Short task: Pictures excluded, reproduce exactly the lines below from the one with "Give me the matplotlib source for this chart." through the one with "plt.rcParams['font.family'] = ['Roboto', 'DejaVu", both included.

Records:
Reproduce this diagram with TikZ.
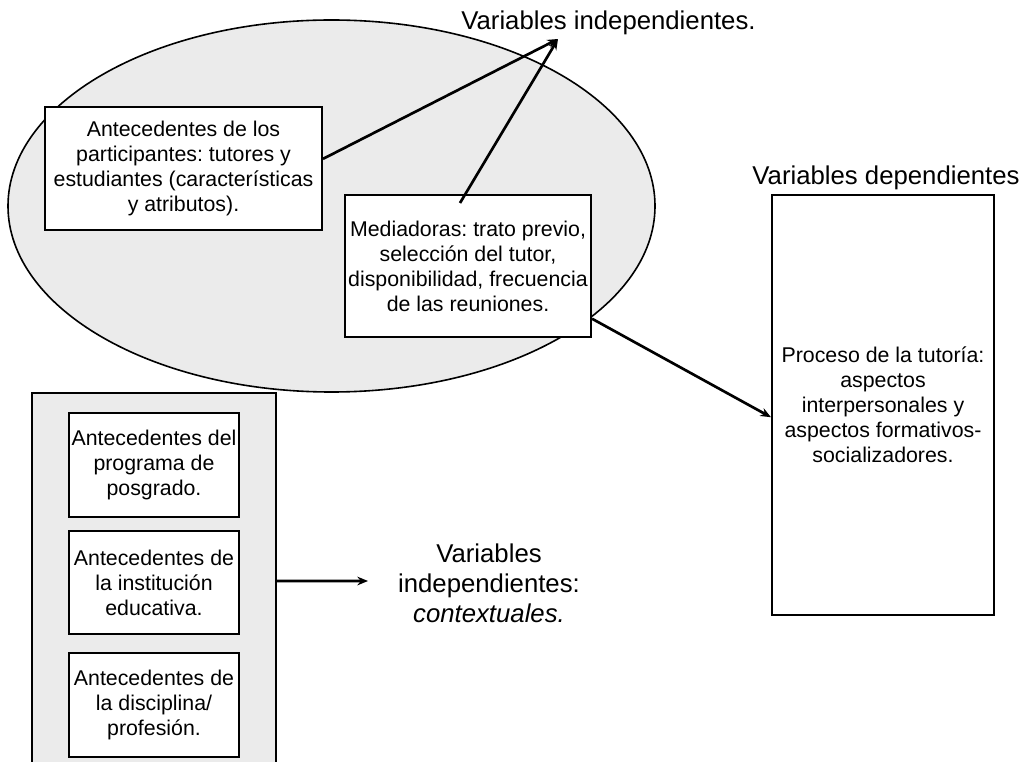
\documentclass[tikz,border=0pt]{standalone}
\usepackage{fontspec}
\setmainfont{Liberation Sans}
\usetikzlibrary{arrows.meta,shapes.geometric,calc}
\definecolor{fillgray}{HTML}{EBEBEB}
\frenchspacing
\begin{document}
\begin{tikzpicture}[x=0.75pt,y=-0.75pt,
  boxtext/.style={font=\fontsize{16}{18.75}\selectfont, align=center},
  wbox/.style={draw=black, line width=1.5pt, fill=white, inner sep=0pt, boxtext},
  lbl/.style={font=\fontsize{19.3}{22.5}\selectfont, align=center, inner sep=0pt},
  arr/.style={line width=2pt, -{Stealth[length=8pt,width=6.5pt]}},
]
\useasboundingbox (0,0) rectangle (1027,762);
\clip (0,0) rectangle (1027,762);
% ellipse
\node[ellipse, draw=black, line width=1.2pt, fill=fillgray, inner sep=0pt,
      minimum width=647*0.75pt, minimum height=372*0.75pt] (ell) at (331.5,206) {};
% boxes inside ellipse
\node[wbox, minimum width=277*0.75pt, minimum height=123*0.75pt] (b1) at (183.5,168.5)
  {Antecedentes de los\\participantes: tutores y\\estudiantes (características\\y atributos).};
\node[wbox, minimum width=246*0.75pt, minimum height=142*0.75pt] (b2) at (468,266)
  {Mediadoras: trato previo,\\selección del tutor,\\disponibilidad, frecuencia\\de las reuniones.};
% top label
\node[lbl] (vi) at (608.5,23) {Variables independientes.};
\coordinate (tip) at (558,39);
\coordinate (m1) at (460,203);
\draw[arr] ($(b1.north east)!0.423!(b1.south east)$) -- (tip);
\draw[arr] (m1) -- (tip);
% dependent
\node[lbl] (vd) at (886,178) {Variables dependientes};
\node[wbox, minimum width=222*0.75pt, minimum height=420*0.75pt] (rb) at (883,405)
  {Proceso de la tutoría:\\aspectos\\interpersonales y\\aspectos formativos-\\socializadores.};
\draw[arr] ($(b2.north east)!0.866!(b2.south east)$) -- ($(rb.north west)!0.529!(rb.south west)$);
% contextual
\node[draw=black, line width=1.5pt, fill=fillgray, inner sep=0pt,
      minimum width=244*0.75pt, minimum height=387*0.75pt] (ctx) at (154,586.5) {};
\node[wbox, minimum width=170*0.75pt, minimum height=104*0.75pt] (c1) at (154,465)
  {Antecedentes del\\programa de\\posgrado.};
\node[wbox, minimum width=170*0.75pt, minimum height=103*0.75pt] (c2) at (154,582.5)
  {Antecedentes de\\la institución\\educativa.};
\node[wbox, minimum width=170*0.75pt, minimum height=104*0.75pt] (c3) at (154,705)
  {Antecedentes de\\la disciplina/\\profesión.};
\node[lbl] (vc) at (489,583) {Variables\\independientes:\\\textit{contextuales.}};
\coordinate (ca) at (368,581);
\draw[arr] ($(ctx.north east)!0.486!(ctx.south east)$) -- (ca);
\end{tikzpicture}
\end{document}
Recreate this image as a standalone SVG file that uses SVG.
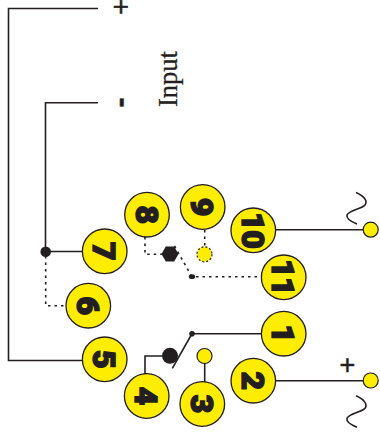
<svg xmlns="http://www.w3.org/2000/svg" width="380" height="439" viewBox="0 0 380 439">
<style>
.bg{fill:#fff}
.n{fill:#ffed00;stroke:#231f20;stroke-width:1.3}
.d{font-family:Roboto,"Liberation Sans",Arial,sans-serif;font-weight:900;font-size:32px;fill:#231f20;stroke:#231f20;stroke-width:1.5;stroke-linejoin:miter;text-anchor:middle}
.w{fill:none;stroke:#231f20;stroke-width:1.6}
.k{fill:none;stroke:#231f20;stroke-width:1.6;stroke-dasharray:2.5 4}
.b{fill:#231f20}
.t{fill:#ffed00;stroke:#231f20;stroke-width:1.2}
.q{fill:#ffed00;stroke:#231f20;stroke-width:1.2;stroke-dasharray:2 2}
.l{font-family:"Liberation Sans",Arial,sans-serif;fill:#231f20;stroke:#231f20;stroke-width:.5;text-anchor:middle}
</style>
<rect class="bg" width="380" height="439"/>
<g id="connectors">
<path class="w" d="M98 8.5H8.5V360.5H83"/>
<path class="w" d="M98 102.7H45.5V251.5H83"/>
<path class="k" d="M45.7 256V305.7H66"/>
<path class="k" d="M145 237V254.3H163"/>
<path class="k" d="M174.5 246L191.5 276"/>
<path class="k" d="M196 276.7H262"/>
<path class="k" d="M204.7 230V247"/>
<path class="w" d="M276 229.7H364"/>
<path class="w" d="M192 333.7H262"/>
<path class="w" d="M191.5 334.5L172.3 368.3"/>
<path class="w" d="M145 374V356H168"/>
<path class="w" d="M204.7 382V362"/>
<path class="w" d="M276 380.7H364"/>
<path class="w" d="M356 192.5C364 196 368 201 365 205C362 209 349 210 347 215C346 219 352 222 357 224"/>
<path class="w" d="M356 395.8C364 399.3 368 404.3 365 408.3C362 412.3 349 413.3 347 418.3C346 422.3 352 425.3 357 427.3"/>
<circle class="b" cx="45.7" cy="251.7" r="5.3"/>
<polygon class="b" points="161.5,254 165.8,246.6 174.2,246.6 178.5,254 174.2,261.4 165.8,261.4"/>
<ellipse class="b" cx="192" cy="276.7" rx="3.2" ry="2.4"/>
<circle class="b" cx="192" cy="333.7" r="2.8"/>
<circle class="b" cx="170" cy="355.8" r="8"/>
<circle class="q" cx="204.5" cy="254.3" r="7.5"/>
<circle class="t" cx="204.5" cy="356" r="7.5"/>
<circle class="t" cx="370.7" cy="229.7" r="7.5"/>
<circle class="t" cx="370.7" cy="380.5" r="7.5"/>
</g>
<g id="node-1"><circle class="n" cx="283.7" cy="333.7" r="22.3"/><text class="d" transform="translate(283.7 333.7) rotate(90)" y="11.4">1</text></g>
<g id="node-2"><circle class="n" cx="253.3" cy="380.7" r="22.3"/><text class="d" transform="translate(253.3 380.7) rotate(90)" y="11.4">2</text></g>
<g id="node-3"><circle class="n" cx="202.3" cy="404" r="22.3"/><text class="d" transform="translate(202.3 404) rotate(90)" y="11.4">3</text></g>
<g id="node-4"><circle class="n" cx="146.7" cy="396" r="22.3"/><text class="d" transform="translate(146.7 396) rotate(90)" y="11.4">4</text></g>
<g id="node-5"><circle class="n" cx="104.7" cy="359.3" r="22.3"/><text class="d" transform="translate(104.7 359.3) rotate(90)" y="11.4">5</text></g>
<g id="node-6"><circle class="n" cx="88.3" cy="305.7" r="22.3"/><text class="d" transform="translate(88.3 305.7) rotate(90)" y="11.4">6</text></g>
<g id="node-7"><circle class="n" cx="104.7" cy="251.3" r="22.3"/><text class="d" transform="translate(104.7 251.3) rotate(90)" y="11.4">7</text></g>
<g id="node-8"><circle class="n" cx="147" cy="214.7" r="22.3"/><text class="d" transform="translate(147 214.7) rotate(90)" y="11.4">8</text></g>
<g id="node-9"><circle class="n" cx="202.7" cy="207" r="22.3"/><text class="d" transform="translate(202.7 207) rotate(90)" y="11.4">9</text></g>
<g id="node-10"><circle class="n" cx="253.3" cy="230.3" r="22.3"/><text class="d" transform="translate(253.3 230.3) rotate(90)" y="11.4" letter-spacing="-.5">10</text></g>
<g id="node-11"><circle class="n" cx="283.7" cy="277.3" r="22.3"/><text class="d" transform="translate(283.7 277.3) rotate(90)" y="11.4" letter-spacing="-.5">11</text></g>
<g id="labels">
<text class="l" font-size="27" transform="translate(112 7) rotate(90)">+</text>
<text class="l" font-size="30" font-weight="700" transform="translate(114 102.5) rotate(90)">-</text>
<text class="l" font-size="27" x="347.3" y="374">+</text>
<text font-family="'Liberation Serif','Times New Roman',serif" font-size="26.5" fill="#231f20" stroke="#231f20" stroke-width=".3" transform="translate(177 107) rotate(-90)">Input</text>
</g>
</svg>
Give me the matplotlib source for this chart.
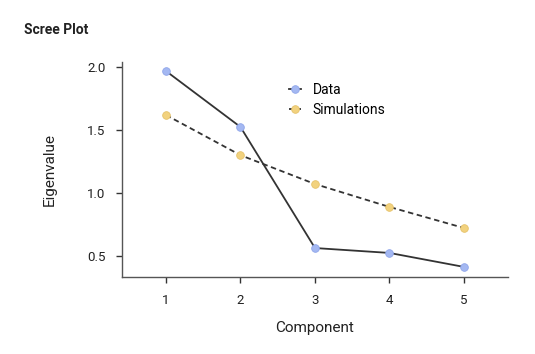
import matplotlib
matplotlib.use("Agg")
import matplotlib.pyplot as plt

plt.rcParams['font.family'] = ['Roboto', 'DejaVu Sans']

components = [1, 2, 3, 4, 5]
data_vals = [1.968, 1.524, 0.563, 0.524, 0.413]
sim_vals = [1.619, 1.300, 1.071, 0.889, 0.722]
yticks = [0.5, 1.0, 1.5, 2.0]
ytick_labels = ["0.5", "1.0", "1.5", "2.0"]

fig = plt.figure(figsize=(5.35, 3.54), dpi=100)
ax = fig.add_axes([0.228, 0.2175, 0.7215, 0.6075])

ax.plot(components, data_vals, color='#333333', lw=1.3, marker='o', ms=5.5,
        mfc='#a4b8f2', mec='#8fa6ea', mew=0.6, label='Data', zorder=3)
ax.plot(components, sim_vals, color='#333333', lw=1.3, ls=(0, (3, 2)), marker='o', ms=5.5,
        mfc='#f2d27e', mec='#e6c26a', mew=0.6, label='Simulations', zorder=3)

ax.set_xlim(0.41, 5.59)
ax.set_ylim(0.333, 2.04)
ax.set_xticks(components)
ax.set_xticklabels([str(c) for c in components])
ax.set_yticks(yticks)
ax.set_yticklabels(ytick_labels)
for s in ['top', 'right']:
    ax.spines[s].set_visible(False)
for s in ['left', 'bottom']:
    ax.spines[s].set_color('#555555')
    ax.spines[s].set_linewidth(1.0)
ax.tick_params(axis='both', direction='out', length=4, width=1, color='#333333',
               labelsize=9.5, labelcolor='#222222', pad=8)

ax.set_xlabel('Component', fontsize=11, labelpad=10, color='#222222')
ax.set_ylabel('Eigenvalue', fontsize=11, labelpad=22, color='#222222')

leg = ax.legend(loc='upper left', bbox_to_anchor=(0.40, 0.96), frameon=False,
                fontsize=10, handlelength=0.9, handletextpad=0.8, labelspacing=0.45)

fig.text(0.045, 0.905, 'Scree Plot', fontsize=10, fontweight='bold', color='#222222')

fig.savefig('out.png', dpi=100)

Output for this task:
Give me the matplotlib source for this chart.
import matplotlib
matplotlib.use("Agg")
import matplotlib.pyplot as plt

plt.rcParams['font.family'] = ['Roboto', 'DejaVu Sans']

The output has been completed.